New Social Justice major brings fresh perspective on Race and Gender in America


Tyler Skolnick

Dr. Tommy Curry debunks long-held stereotypes of black and brown men that have been ingrained into social policy in the United States.

Tyler Skolnick, Staff member

DVC’s Social Justice Program kicked off its inaugural semester by challenging long-held stereotypes about black and brown men.

The keynote speaker was Texas A&M professor Tommy Curry, who specializes in critical race theory and Africana philosophy.

Curry wants to introduce a new way of thinking about the victimization of men of color in this country.

“It’s a topic that I think gets often overlooked in America because we usually talk about these groups as if they (are) problems,” explained Curry.

He feels that black and brown men are incorrectly seen as “patriarchal, violent and indifferent to the suffering of others.”

He explained that traditional definitions of American patriarchy, which state that men inherently have a structural advantage in society, do not benefit black and brown men. He attributes this to the long colonial and racial histories that have disenfranchised these groups.

Similarly, he feels that violence perpetrated by men of color needs further examination. To illustrate this, he brought attention to an altercation between former NFL player Ray Rice and his then fiancée (now wife) Janay Palmer. The footage shows Palmer striking Rice during an argument, Rice then knocks Palmer unconscious in the elevator.

To Curry, the altercation illuminates a complex problem, noting that violence, perpetrated by both men and women, is a common and somewhat socially acceptable response to conflict in poor communities of color. He argues that this behavior becomes ingrained, even if one ascends the social or economic ladder. 

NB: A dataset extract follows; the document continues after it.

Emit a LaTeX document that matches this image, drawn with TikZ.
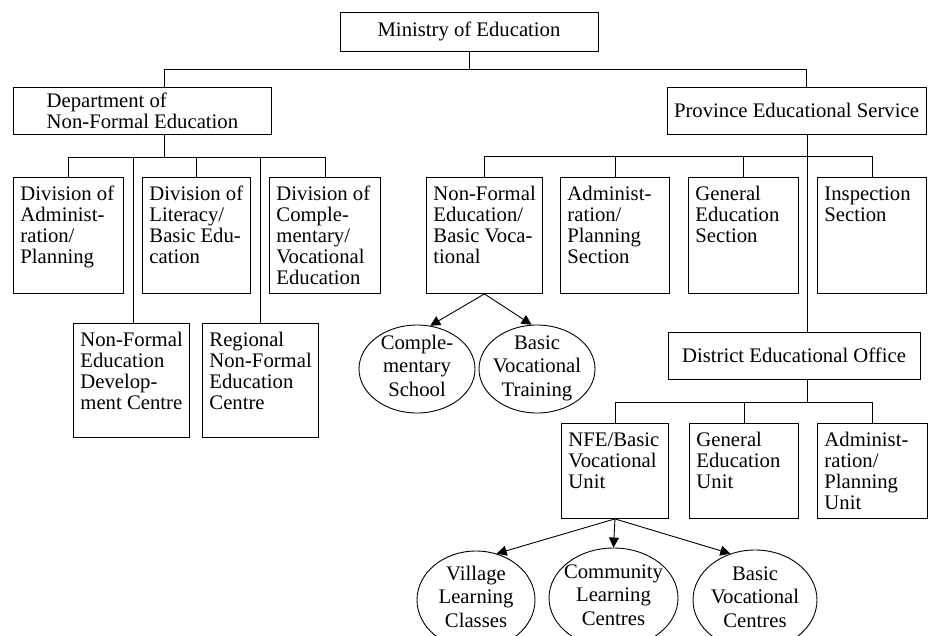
\documentclass[tikz,border=0pt]{standalone}
\usepackage{fontspec}
\setmainfont{Liberation Serif}
\usetikzlibrary{shapes.geometric,arrows.meta}
\newcommand{\fs}{\fontsize{20.7}{21}\selectfont}
% text box: name, x, y (top-left), width, height, text
\newcommand{\tb}[6]{\node[tbox] (#1) at (#2,#3) {\parbox[t][#5pt][t]{#4pt}{\raggedright\leftskip=7pt\rule{0pt}{23.5pt}\ignorespaces#6}};}
\newcommand{\zb}[1]{\smash{\makebox[0pt]{\raisebox{-4.5pt}{\renewcommand{\arraystretch}{1.1}\begin{tabular}{@{}c@{}}#1\end{tabular}}}}}
\begin{document}
\begin{tikzpicture}[x=1pt,y=-1pt,line width=0.9pt,
  every node/.style={font=\fs},
  tbox/.style={draw, anchor=north west, inner sep=0pt},
  cbox/.style={draw, inner sep=0pt},
  oval/.style={ellipse, draw, inner sep=0pt},
  arr/.style={-{Triangle[length=10pt,width=10pt]}}]
\clip (0,0) rectangle (929,635);
% top level
\node[cbox, minimum width=258, minimum height=39] (min) at (469,31.5) {Ministry of Education};
\node[draw, anchor=north west, inner sep=0pt, align=left, minimum width=258, minimum height=47] (dept) at (13,87) {Department of\\Non-Formal Education};
\node[cbox, minimum width=259, minimum height=47] (prov) at (796.5,110.5) {Province Educational Service};
% left divisions
\tb{d1}{13}{177}{110}{116}{Division of\\Administ-\\ration/\\Planning}
\tb{d2}{142}{177}{108}{116}{Division of\\Literacy/\\Basic Edu-\\cation}
\tb{d3}{269}{177}{111}{116}{Division of\\Comple-\\mentary/\\Vocational\\Education}
\tb{ndc}{73}{323}{116}{114}{Non-Formal\\Education\\Develop-\\ment Centre}
\tb{rnfe}{202}{323}{116}{114}{Regional\\Non-Formal\\Education\\Centre}
% province sections
\tb{sn}{426}{177}{116}{116}{Non-Formal\\Education/\\Basic Voca-\\tional}
\tb{sa}{560}{177}{109}{116}{Administ-\\ration/\\Planning\\Section}
\tb{sg}{688}{177}{110}{116}{General\\Education\\Section}
\tb{si}{817}{177}{109}{116}{Inspection\\Section}
% district
\node[cbox, minimum width=252, minimum height=47] (dist) at (794,355.5) {District Educational Office};
\tb{un}{561}{423}{107}{95}{NFE/Basic\\Vocational\\Unit}
\tb{ug}{689}{423}{109}{95}{General\\Education\\Unit}
\tb{ua}{817}{423}{110}{95}{Administ-\\ration/\\Planning\\Unit}
% ellipses
\node[oval, minimum width=116, minimum height=88] (cs) at (417,369) {\zb{Comple-\\mentary\\School}};
\node[oval, minimum width=116, minimum height=88] (bvt) at (537,369) {\zb{Basic\\Vocational\\Training}};
\node[oval, minimum width=118, minimum height=98] (vlc) at (476,600) {\zb{Village\\Learning\\Classes}};
\node[oval, minimum width=129, minimum height=100] (clc) at (613.5,598) {\zb{Community\\Learning\\Centres}};
\node[oval, minimum width=124, minimum height=100] (bvc) at (755,600) {\zb{Basic\\Vocational\\Centres}};
% connectors
\draw (min.south) -- ++(0,18) coordinate (mj);
\draw ([xshift=151]dept.north west) |- (mj) -| ([xshift=140]prov.north west);
\draw ([xshift=151]dept.south west) -- ++(0,23) coordinate (dj);
\draw (d1.north) |- (dj) -| (d3.north);
\draw (d2.north) -- (d2.north |- dj);
\draw ([xshift=60]ndc.north west) -- ([xshift=60]ndc.north west |- dj);
\draw (rnfe.north) -- (rnfe.north |- dj);
\draw ([xshift=141]prov.south west) -- ([xshift=140]dist.north west);
\path ([xshift=141]prov.south west) ++(0,22) coordinate (pj);
\draw (sn.north) |- (pj) -| (si.north);
\draw (sa.north) -- (sa.north |- pj);
\draw (sg.north) -- (sg.north |- pj);
\draw ([xshift=140]dist.south west) -- ++(0,23) coordinate (uj);
\draw (un.north) |- (uj) -| (ua.north);
\draw (ug.north) -- (ug.north |- uj);
\draw[arr] (sn.south) -- (cs.73);
\draw[arr] (sn.south) -- (bvt.97);
\draw[arr] (un.south) -- (vlc.66);
\draw[arr] (un.south) -- (clc.north);
\draw[arr] (un.south) -- (bvc.118);
\end{tikzpicture}
\end{document}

Curry says, “We have to work on conflict resolution and mental health services in our neighborhoods… We can recognize Janay Rice as being a victim, and we can also recognize Ray Rice as a victim. That’s not a moral argument, it’s an argument about who deserves treatment.”

Curry’s ideas have created controversy in the past. During a 2012 podcast, Curry spoke about black men defending themselves with the second amendment. The podcast, along with Curry’s comments, resurfaced and sparked reactions that ultimately led to death threats at his home campus just last year.

DVC professor Albert Ponce, who dealt with similar controversy, felt proud to see these ideas received by nearly 200 people in the Diablo Room. Ponce marked the Social Justice major kickoff as “a great moment in this institution’s history, to see this many people pack this room, it’s amazing.”

The ultimate goal is to inspire students to take new ideas into their future lives. DVC professor Sangha Niyogi noted, “The most exciting part of our major is that community engagement will be an important component right from the start.”

Dr. Curry wrapped up with a challenge to students. “The point of this is, we have to think differently, it’s not to convince you of some predetermined idea. This is what it means to start a new way of thinking, to think about our problems differently.”